Supplied data:

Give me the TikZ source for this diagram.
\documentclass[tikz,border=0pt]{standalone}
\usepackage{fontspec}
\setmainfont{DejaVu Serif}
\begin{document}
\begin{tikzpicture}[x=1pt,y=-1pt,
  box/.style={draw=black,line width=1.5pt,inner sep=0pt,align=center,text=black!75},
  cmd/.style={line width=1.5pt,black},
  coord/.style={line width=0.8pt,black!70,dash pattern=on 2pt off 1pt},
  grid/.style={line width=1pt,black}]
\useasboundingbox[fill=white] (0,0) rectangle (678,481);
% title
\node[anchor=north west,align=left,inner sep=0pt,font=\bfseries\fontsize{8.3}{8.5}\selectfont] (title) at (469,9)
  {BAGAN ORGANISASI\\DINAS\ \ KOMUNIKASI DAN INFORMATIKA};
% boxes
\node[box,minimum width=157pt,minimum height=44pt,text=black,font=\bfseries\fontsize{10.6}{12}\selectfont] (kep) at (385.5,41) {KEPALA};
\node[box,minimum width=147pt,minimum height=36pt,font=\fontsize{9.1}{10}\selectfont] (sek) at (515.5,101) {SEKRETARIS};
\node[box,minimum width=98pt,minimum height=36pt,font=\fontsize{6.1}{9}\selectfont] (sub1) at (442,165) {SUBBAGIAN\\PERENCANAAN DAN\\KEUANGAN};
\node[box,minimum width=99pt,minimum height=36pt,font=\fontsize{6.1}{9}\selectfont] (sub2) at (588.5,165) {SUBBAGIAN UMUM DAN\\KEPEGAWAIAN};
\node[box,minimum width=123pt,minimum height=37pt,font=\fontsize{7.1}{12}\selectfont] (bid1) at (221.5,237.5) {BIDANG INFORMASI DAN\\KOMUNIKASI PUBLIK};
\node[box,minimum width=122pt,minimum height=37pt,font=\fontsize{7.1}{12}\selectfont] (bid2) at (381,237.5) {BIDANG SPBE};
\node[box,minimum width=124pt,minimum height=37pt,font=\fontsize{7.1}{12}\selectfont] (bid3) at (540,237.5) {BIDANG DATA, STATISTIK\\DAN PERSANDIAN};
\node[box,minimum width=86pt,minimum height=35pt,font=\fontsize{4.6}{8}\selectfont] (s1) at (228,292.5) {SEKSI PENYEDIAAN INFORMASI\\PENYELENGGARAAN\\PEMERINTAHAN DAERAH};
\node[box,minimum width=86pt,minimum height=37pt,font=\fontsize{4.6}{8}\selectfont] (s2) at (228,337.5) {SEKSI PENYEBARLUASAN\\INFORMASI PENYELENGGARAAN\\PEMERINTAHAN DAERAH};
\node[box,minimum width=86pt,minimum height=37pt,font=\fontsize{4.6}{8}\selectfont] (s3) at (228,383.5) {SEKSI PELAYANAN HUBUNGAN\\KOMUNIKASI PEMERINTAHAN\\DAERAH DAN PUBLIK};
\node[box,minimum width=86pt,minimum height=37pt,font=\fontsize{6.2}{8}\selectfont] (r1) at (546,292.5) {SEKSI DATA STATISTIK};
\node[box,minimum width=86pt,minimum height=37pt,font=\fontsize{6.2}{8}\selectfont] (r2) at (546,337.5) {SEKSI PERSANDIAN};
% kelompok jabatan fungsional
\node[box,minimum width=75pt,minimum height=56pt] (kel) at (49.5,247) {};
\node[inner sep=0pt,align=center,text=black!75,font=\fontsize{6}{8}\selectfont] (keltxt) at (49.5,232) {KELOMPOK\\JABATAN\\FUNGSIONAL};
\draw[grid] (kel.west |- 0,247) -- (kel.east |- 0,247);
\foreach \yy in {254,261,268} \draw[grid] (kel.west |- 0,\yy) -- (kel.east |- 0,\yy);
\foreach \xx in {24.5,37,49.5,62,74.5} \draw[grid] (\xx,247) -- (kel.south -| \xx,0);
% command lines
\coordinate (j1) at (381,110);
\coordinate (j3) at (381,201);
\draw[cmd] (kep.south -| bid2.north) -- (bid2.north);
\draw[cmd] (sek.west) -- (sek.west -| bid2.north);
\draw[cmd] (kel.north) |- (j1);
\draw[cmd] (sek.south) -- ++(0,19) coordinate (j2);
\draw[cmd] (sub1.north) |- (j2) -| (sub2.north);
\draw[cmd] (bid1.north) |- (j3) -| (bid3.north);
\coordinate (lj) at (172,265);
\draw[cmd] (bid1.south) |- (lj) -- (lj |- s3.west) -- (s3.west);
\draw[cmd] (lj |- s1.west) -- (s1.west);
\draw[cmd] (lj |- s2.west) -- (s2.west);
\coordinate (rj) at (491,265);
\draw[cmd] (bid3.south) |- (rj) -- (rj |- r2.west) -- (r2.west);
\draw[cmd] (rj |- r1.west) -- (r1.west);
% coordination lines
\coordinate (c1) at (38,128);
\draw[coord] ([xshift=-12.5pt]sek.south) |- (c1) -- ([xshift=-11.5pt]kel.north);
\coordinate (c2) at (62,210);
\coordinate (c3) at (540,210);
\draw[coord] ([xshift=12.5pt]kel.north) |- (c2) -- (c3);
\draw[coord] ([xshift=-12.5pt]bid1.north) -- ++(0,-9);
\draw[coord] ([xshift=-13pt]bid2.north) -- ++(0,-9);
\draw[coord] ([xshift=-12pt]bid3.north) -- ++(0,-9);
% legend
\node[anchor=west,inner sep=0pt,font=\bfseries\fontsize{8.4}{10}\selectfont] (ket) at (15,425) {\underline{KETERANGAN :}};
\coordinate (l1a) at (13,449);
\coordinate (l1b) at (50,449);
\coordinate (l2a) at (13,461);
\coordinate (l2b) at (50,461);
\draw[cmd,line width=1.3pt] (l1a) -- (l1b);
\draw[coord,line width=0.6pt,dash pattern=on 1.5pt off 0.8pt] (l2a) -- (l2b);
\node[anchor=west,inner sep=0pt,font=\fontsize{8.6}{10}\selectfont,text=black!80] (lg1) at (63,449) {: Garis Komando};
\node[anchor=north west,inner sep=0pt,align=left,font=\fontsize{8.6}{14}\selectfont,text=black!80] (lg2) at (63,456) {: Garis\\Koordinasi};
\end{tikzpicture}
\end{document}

Request: Print the material verbatim, all of it.

Answer:
Give me the TikZ source for this diagram.
\documentclass[tikz,border=0pt]{standalone}
\usepackage{fontspec}
\setmainfont{DejaVu Serif}
\begin{document}
\begin{tikzpicture}[x=1pt,y=-1pt,
  box/.style={draw=black,line width=1.5pt,inner sep=0pt,align=center,text=black!75},
  cmd/.style={line width=1.5pt,black},
  coord/.style={line width=0.8pt,black!70,dash pattern=on 2pt off 1pt},
  grid/.style={line width=1pt,black}]
\useasboundingbox[fill=white] (0,0) rectangle (678,481);
% title
\node[anchor=north west,align=left,inner sep=0pt,font=\bfseries\fontsize{8.3}{8.5}\selectfont] (title) at (469,9)
  {BAGAN ORGANISASI\\DINAS\ \ KOMUNIKASI DAN INFORMATIKA};
% boxes
\node[box,minimum width=157pt,minimum height=44pt,text=black,font=\bfseries\fontsize{10.6}{12}\selectfont] (kep) at (385.5,41) {KEPALA};
\node[box,minimum width=147pt,minimum height=36pt,font=\fontsize{9.1}{10}\selectfont] (sek) at (515.5,101) {SEKRETARIS};
\node[box,minimum width=98pt,minimum height=36pt,font=\fontsize{6.1}{9}\selectfont] (sub1) at (442,165) {SUBBAGIAN\\PERENCANAAN DAN\\KEUANGAN};
\node[box,minimum width=99pt,minimum height=36pt,font=\fontsize{6.1}{9}\selectfont] (sub2) at (588.5,165) {SUBBAGIAN UMUM DAN\\KEPEGAWAIAN};
\node[box,minimum width=123pt,minimum height=37pt,font=\fontsize{7.1}{12}\selectfont] (bid1) at (221.5,237.5) {BIDANG INFORMASI DAN\\KOMUNIKASI PUBLIK};
\node[box,minimum width=122pt,minimum height=37pt,font=\fontsize{7.1}{12}\selectfont] (bid2) at (381,237.5) {BIDANG SPBE};
\node[box,minimum width=124pt,minimum height=37pt,font=\fontsize{7.1}{12}\selectfont] (bid3) at (540,237.5) {BIDANG DATA, STATISTIK\\DAN PERSANDIAN};
\node[box,minimum width=86pt,minimum height=35pt,font=\fontsize{4.6}{8}\selectfont] (s1) at (228,292.5) {SEKSI PENYEDIAAN INFORMASI\\PENYELENGGARAAN\\PEMERINTAHAN DAERAH};
\node[box,minimum width=86pt,minimum height=37pt,font=\fontsize{4.6}{8}\selectfont] (s2) at (228,337.5) {SEKSI PENYEBARLUASAN\\INFORMASI PENYELENGGARAAN\\PEMERINTAHAN DAERAH};
\node[box,minimum width=86pt,minimum height=37pt,font=\fontsize{4.6}{8}\selectfont] (s3) at (228,383.5) {SEKSI PELAYANAN HUBUNGAN\\KOMUNIKASI PEMERINTAHAN\\DAERAH DAN PUBLIK};
\node[box,minimum width=86pt,minimum height=37pt,font=\fontsize{6.2}{8}\selectfont] (r1) at (546,292.5) {SEKSI DATA STATISTIK};
\node[box,minimum width=86pt,minimum height=37pt,font=\fontsize{6.2}{8}\selectfont] (r2) at (546,337.5) {SEKSI PERSANDIAN};
% kelompok jabatan fungsional
\node[box,minimum width=75pt,minimum height=56pt] (kel) at (49.5,247) {};
\node[inner sep=0pt,align=center,text=black!75,font=\fontsize{6}{8}\selectfont] (keltxt) at (49.5,232) {KELOMPOK\\JABATAN\\FUNGSIONAL};
\draw[grid] (kel.west |- 0,247) -- (kel.east |- 0,247);
\foreach \yy in {254,261,268} \draw[grid] (kel.west |- 0,\yy) -- (kel.east |- 0,\yy);
\foreach \xx in {24.5,37,49.5,62,74.5} \draw[grid] (\xx,247) -- (kel.south -| \xx,0);
% command lines
\coordinate (j1) at (381,110);
\coordinate (j3) at (381,201);
\draw[cmd] (kep.south -| bid2.north) -- (bid2.north);
\draw[cmd] (sek.west) -- (sek.west -| bid2.north);
\draw[cmd] (kel.north) |- (j1);
\draw[cmd] (sek.south) -- ++(0,19) coordinate (j2);
\draw[cmd] (sub1.north) |- (j2) -| (sub2.north);
\draw[cmd] (bid1.north) |- (j3) -| (bid3.north);
\coordinate (lj) at (172,265);
\draw[cmd] (bid1.south) |- (lj) -- (lj |- s3.west) -- (s3.west);
\draw[cmd] (lj |- s1.west) -- (s1.west);
\draw[cmd] (lj |- s2.west) -- (s2.west);
\coordinate (rj) at (491,265);
\draw[cmd] (bid3.south) |- (rj) -- (rj |- r2.west) -- (r2.west);
\draw[cmd] (rj |- r1.west) -- (r1.west);
% coordination lines
\coordinate (c1) at (38,128);
\draw[coord] ([xshift=-12.5pt]sek.south) |- (c1) -- ([xshift=-11.5pt]kel.north);
\coordinate (c2) at (62,210);
\coordinate (c3) at (540,210);
\draw[coord] ([xshift=12.5pt]kel.north) |- (c2) -- (c3);
\draw[coord] ([xshift=-12.5pt]bid1.north) -- ++(0,-9);
\draw[coord] ([xshift=-13pt]bid2.north) -- ++(0,-9);
\draw[coord] ([xshift=-12pt]bid3.north) -- ++(0,-9);
% legend
\node[anchor=west,inner sep=0pt,font=\bfseries\fontsize{8.4}{10}\selectfont] (ket) at (15,425) {\underline{KETERANGAN :}};
\coordinate (l1a) at (13,449);
\coordinate (l1b) at (50,449);
\coordinate (l2a) at (13,461);
\coordinate (l2b) at (50,461);
\draw[cmd,line width=1.3pt] (l1a) -- (l1b);
\draw[coord,line width=0.6pt,dash pattern=on 1.5pt off 0.8pt] (l2a) -- (l2b);
\node[anchor=west,inner sep=0pt,font=\fontsize{8.6}{10}\selectfont,text=black!80] (lg1) at (63,449) {: Garis Komando};
\node[anchor=north west,inner sep=0pt,align=left,font=\fontsize{8.6}{14}\selectfont,text=black!80] (lg2) at (63,456) {: Garis\\Koordinasi};
\end{tikzpicture}
\end{document}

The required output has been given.